La sfogliatella fu dedicata a Santa Rosa: divenne simbolo della festa della Santa celebrata il 30 agosto, giorno in cui questo dolce veniva donato ai cittadini di Conca dei Marini .Negli anni successivi la ricetta della Santarosa fu perfezionata aggiungendovi la ricotta e decorandone la superficie con crema pasticcera e amarene. Ma la ricetta restò un segreto delle suore del monastero: infatti, per arrivare dalla Costiera a Napoli, la ricetta impiegò circa 150 anni.

Ai primi dell’800 un'oste napoletano di nome Pasquale Pintauro sarebbe venuto a conoscenza - non si sa bene come - della ricetta originale della Santarosa e cominciò a venderla. Il successo fu tale che l’oste trasformò la sua bottega in pasticceria e decise di eliminare la guarnitura di crema pasticcera e amarene e pure la forma a cappuccio, lasciando al dolce la forma triangolare ma riducendone le dimensioni. 

Quando più tardi la pasticceria napoletana fu travolta dall'influenza di quella francese, la sfogliatella non fu più gradita ai ricchi nobili, ma grazie all’intraprendenza di famiglie di pasticceri di lunga tradizione bastò spostare l’attività dal centro storico ai quartieri popolari affinché la sfogliatella raggiungesse la fama che ancora oggi la contraddistingue. Il ripieno delle sfogliatelle oggi è fatto di semolino, ricotta, uova, zucchero, canditi e spezie tra cui risalta la cannella; la croccantezza della sfogliatella in versione "riccia" è dovuta ai sottilissimi strati di pasta sfogliata sovrapposti l’uno all’altro che conferiscono la particolarissima increspatura superficiale oltre alla sua forma triangolare a conchiglia .La sfogliatella in versione "frolla" ha invece forma forma tondeggiante e la pasta è una morbida e sapida pasta frolla, e il suo ripieno è lo stesso della riccia.
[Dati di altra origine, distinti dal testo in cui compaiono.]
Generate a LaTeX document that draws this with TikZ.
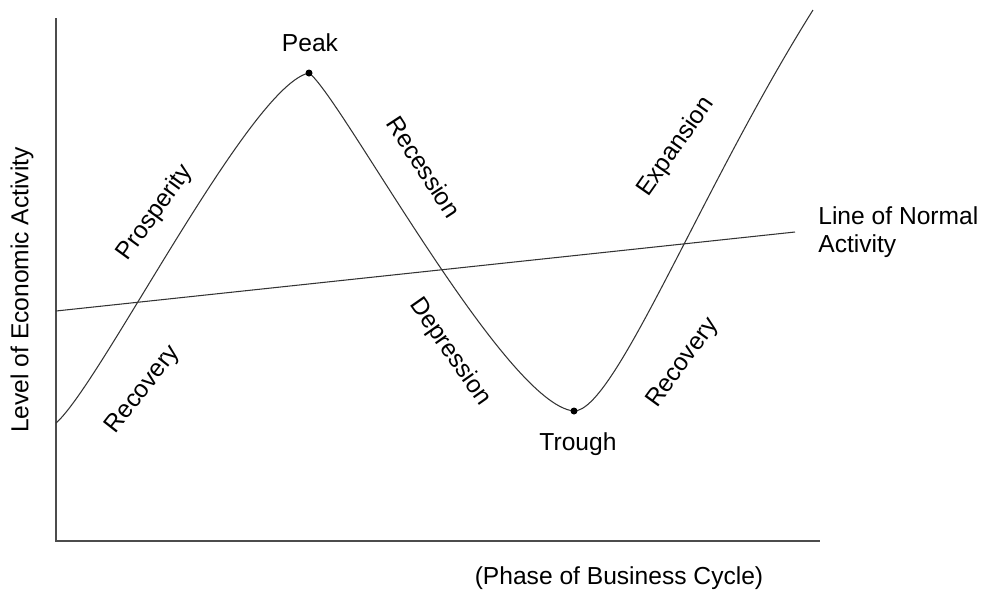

La Santarosa che può essere riccia o frolla ha anch’essa lo stesso ripieno, ma si distingue per la sua guarnitura di crema e amarene sciroppate. Il visitatore o il turista in visita a Napoli e dintorni non potrà rinunciare e al piacere di gustare una sfogliatella: che sia riccia, frolla o Santarosa con la crema e le amarene in cima, sarà comunque uno dei ricordi della città che porterà con sé a lungo.